The lines from the top of the material below through the line containing "4.89, 5.29, 5.47]" are to be printed exactly, with pictures omitted.

Dataset excerpts —
####################

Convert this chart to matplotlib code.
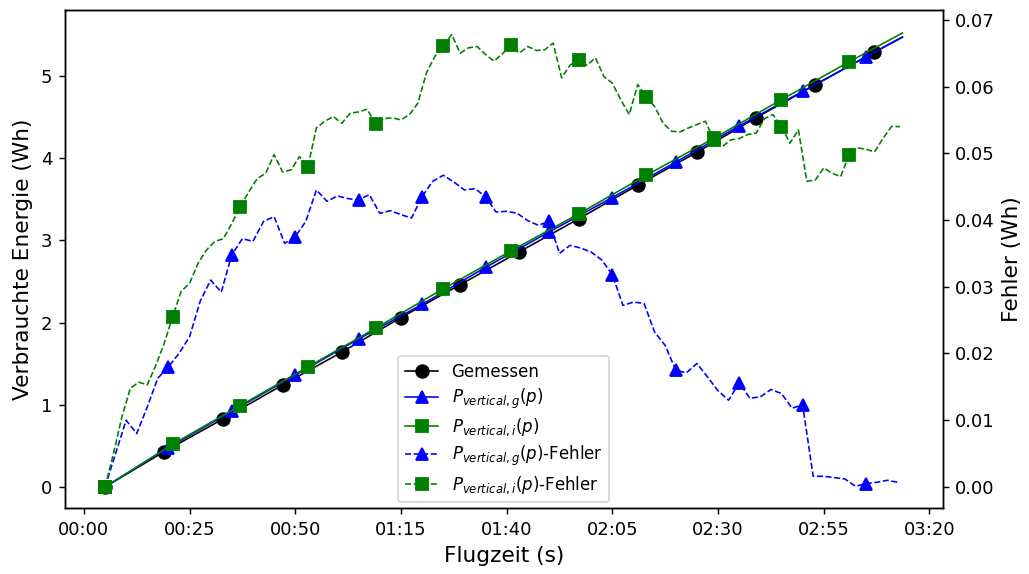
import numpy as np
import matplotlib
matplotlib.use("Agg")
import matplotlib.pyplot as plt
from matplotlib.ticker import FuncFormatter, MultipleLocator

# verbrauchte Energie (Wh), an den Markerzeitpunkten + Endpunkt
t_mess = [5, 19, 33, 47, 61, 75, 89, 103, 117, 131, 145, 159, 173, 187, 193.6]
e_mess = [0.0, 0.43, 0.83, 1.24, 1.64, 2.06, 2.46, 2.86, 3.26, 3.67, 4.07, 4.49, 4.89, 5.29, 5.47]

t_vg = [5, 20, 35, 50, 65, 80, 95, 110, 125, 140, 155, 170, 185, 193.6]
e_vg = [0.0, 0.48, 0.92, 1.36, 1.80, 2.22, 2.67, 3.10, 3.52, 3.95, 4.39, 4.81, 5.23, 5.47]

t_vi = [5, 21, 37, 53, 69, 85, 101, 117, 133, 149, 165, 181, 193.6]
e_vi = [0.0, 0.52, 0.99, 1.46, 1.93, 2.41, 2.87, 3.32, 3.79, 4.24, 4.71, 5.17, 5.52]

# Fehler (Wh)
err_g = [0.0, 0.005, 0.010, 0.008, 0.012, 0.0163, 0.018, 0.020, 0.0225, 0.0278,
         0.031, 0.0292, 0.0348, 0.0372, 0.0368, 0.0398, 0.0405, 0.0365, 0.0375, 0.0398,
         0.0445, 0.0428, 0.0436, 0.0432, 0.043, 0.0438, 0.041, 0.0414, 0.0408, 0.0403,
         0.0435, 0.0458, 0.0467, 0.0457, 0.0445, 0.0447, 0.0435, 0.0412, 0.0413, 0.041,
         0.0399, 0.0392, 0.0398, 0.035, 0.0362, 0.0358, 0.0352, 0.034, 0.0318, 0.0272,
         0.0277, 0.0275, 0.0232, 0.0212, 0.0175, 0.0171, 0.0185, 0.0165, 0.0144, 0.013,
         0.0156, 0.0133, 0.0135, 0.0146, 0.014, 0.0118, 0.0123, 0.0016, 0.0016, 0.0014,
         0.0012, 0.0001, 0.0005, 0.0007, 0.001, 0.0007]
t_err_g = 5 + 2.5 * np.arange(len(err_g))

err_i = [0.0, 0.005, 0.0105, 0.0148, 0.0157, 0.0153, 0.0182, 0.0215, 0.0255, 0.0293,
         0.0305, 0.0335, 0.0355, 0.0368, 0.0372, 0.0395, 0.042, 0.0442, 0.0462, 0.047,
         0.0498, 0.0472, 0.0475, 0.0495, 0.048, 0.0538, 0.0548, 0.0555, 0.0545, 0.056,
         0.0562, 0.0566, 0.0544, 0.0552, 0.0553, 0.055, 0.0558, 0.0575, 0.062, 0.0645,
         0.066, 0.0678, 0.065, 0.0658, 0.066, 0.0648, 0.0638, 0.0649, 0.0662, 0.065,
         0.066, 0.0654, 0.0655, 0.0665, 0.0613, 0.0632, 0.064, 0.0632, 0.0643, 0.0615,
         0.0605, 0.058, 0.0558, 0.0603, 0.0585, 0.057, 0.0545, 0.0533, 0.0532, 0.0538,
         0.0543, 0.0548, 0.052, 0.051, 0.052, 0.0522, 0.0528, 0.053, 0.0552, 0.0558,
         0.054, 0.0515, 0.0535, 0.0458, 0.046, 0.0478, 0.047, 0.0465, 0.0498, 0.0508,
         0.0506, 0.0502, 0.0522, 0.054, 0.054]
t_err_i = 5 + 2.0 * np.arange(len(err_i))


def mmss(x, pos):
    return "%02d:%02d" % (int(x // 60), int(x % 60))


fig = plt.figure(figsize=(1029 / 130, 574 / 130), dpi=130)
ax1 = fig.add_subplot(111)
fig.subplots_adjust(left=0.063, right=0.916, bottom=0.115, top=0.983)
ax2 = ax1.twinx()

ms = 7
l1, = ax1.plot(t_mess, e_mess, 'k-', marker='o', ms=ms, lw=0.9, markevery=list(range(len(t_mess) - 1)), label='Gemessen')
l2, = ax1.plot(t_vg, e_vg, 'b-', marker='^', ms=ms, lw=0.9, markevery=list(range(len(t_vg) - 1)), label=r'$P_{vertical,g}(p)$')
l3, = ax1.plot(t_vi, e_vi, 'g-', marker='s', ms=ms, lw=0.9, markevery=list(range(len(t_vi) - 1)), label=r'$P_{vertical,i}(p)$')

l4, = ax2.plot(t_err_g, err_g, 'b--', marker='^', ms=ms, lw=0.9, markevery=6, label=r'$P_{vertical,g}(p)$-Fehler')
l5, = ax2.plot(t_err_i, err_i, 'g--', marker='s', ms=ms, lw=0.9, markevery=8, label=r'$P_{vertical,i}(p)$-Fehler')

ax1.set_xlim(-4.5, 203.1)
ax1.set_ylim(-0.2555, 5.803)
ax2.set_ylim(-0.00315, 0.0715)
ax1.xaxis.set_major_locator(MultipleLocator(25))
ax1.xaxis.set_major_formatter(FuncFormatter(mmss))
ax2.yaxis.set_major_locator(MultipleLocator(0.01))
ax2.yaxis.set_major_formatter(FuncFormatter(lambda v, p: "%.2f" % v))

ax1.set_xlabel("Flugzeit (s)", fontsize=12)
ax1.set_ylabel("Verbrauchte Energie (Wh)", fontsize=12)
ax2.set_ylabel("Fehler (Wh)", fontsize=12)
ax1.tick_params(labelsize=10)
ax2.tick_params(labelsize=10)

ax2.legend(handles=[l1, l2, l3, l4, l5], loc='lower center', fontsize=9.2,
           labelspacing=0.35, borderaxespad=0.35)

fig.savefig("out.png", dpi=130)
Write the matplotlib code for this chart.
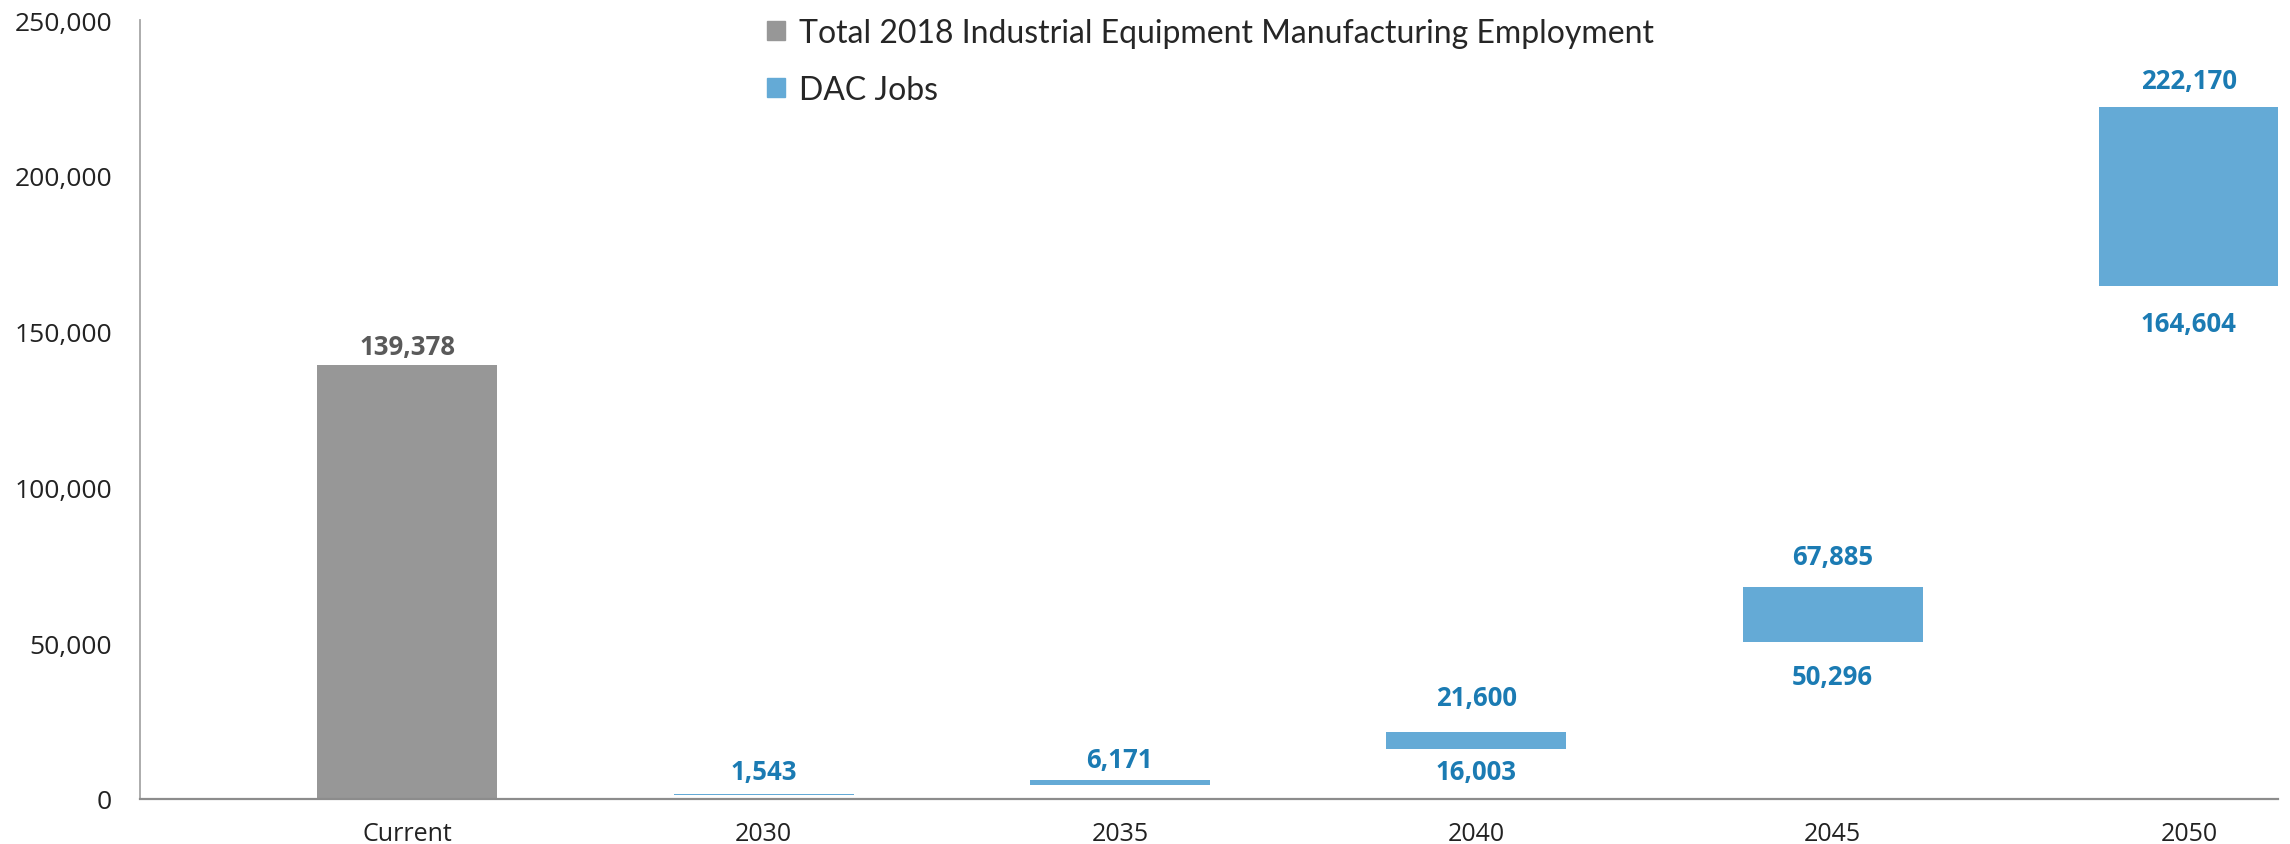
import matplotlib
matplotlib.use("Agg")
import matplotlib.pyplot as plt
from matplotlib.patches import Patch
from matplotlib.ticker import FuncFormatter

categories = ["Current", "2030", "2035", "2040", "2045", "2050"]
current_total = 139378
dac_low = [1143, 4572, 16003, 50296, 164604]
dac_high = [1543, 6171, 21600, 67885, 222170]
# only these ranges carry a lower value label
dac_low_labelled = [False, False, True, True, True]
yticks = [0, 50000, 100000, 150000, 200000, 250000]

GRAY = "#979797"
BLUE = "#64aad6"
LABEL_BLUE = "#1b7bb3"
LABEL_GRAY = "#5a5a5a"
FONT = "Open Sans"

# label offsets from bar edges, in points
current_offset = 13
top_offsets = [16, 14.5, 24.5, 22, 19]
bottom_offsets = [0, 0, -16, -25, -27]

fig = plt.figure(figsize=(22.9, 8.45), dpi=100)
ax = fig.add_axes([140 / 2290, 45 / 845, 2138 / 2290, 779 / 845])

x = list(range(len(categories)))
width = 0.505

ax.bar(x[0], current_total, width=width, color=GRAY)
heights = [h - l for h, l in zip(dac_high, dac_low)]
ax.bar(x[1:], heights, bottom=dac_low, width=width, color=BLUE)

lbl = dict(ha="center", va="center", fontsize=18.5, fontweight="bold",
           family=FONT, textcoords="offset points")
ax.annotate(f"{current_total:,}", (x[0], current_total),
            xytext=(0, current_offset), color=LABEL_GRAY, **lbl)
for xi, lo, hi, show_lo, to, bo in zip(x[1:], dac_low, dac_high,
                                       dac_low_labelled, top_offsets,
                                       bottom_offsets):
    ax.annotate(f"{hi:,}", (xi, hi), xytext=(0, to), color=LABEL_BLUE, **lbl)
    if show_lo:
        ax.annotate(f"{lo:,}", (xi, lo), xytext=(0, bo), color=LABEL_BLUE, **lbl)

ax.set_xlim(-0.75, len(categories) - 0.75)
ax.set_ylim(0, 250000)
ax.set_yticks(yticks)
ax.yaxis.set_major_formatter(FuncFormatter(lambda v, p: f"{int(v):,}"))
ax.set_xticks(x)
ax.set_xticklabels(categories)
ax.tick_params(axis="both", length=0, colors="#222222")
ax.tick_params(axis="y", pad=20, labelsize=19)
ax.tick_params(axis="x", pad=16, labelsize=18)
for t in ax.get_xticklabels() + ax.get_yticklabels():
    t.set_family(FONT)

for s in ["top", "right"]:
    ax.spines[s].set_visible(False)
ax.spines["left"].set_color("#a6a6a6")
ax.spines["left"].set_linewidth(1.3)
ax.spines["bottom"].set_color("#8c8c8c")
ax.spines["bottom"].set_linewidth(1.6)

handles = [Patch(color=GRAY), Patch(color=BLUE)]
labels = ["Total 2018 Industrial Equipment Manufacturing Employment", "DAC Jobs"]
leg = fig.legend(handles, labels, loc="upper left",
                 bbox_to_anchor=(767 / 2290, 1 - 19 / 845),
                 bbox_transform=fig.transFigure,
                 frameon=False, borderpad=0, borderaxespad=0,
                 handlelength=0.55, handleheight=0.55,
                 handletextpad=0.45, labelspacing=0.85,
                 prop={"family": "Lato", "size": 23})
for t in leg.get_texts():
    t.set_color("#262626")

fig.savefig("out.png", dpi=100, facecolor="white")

####################

Full response —
Convert this chart to matplotlib code.
import numpy as np
import matplotlib
matplotlib.use("Agg")
import matplotlib.pyplot as plt
from matplotlib.ticker import FuncFormatter, MultipleLocator

# verbrauchte Energie (Wh), an den Markerzeitpunkten + Endpunkt
t_mess = [5, 19, 33, 47, 61, 75, 89, 103, 117, 131, 145, 159, 173, 187, 193.6]
e_mess = [0.0, 0.43, 0.83, 1.24, 1.64, 2.06, 2.46, 2.86, 3.26, 3.67, 4.07, 4.49, 4.89, 5.29, 5.47]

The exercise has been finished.